Durante dieciocho años tuve el privilegio de compartir con él desvelos y responsabilidades. Me consta por consiguiente que nunca lo invadió el desmayo o la amargura ante la adversidad. Fielmente practicó y encarnó la consigna de fe y dignidad . Quizá en determinadas ocasiones apareciera, y apareciéramos, intransigentes, pero ello no era fruto de bajas pasiones. Era amor de patria, ansia de libertad y fervor democrático que no cejaba frente al peligro.
Le dolió sí en lo más hondo de su ser que el régimen al que había ensalzado y en el cual había depositado generosas esperanzas hubiera resuelto castigar una protesta suya imponiéndole a EL TIEMPO la pena de la clausura. Pero supo soportar con estoicismo la dura prueba y trabajar tenazmente por su renacimiento, con el respaldo del comandante en el puesto de mando, Eduardo Santos, y la solidaridad afectuosa de sus compañeros.
En la dirección de EL TIEMPO, Roberto no se limitó a trazar el derrotero cotidiano y a escribir caudalosamente en una prosa elegante y limpia, de sobria ascendencia literaria. Fue experto director de orquesta que sabía cómo utilizar los conocimientos de quienes bajo sus órdenes trabajaban y cómo estimular sus esfuerzos premiándolos con la generosidad de sus palabras. Cuando llegué de subdirector a EL TIEMPO, había pasado la época bohemia. Las extenuantes jornadas no concluian ya libando copas en el café vecino. Reinaba una jubilosa disciplina que la alacridad del temperamento de Roberto animaba y su persuasiva laboriosidad abonaba.
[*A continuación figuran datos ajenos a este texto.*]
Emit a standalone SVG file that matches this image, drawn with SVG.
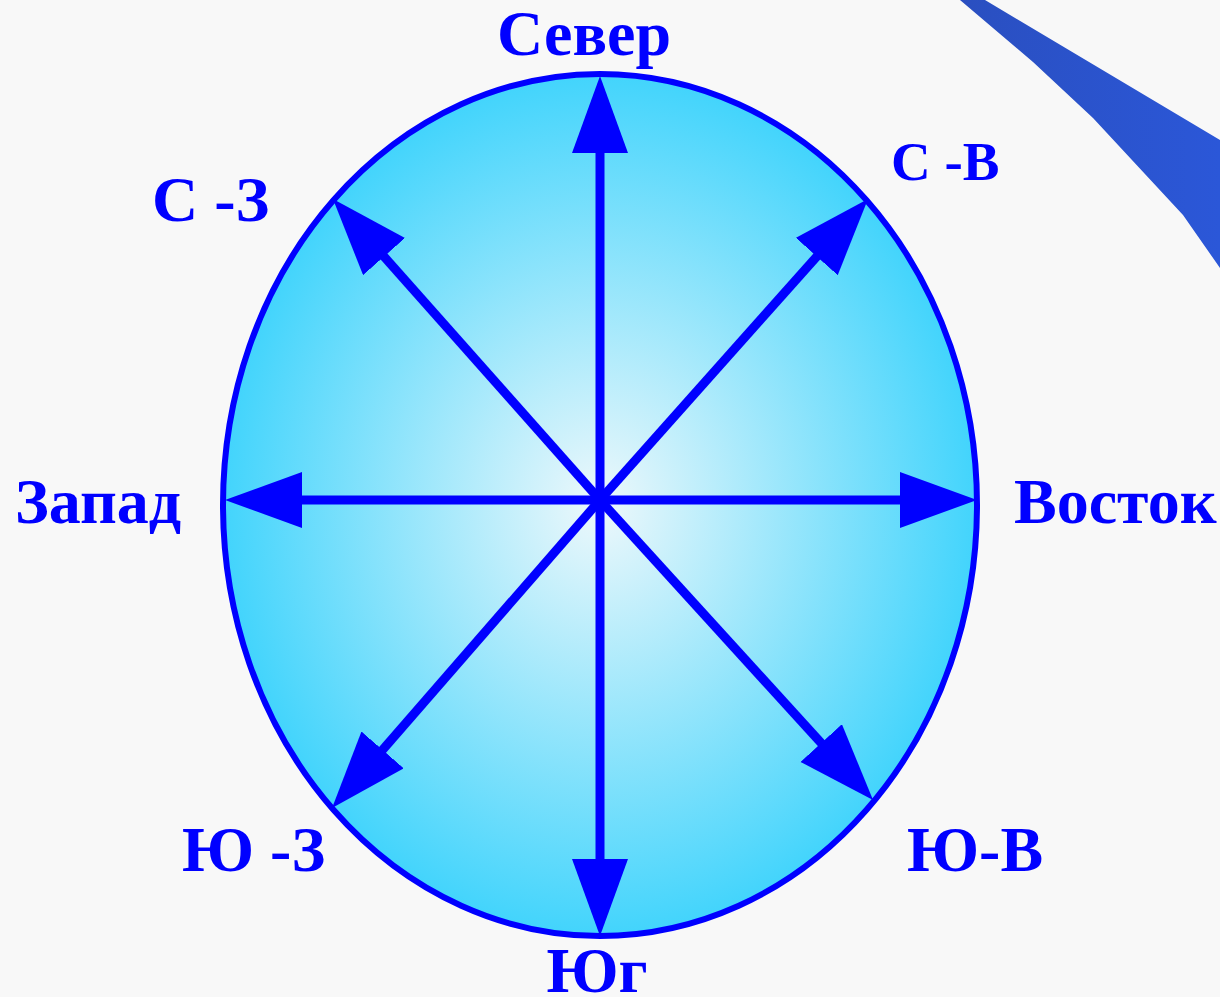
<svg xmlns="http://www.w3.org/2000/svg" width="1220" height="997" viewBox="0 0 1220 997">
<defs>
<radialGradient id="g" cx="0.5" cy="0.5" r="0.5">
<stop offset="0" stop-color="#eef8fb"/>
<stop offset="1" stop-color="#42d4fc"/>
</radialGradient>
<linearGradient id="sw" x1="0" y1="0" x2="1" y2="0">
<stop offset="0" stop-color="#2a4fc0"/>
<stop offset="1" stop-color="#2b57d8"/>
</linearGradient>
<marker id="ah" markerUnits="userSpaceOnUse" markerWidth="80" markerHeight="60" refX="37" refY="28" orient="auto" viewBox="0 0 80 60">
<path d="M0,0 L77,28 L0,56 Z" fill="#0000ff"/>
</marker>
<style>
.lbl{font-family:"Liberation Serif",serif;font-weight:bold;fill:#0000ff}
.ar{stroke:#0000ff;stroke-width:9;fill:none;marker-end:url(#ah)}
</style>
</defs>
<rect width="1220" height="997" fill="#f8f8f8"/>
<path d="M960,0 L985,0 L1220,140 L1220,268 L1183,215 L1093,118 L1033,62 Z" fill="url(#sw)"/>
<g id="ellipse">
<ellipse cx="600" cy="505" rx="377" ry="431" fill="url(#g)" stroke="#0000ff" stroke-width="6"/>
</g>
<g id="connectors">
<line class="ar" x1="600" y1="500" x2="600" y2="116"/>
<line class="ar" x1="600" y1="500" x2="600" y2="896"/>
<line class="ar" x1="600" y1="500" x2="937" y2="500"/>
<line class="ar" x1="600" y1="500" x2="265" y2="500"/>
<line class="ar" x1="600" y1="500" x2="359.5" y2="228.9"/>
<line class="ar" x1="600" y1="500" x2="841.4" y2="228.9"/>
<line class="ar" x1="600" y1="500" x2="358.3" y2="777.8"/>
<line class="ar" x1="600" y1="500" x2="846.1" y2="770.4"/>
</g>
<g id="n"><text class="lbl" x="584" y="55" font-size="64" text-anchor="middle">Север</text></g>
<g id="s"><text class="lbl" x="597" y="992" font-size="64" text-anchor="middle">Юг</text></g>
<g id="e"><text class="lbl" x="1014" y="523" font-size="64">Восток</text></g>
<g id="w"><text class="lbl" x="15" y="523" font-size="64">Запад</text></g>
<g id="nw"><text class="lbl" x="152" y="221" font-size="64">С -З</text></g>
<g id="ne"><text class="lbl" x="891" y="180" font-size="55">С -В</text></g>
<g id="sw2"><text class="lbl" x="182" y="871" font-size="64">Ю -З</text></g>
<g id="se"><text class="lbl" x="907" y="871" font-size="64">Ю-В</text></g>
</svg>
Con él se va un trozo vital de este periódico y del periodismo colombiano. De su capacidad de servicio, de su abnegación, de su honestidad sin tacha ni repliegue. Para mí, un fraterno compañero de vigilias inolvidables, cuyas virtudes mucho echaré de menos en su definitiva ausencia. Su proverbial hidalguía, su sentido de la amistad, su don de consejo, su natural alegre y sereno, su inquieta y bien apertrechada inteligencia.
Haya encontrado en el otro mundo la luz divina que con afán buscara en sus anhelos terrenales.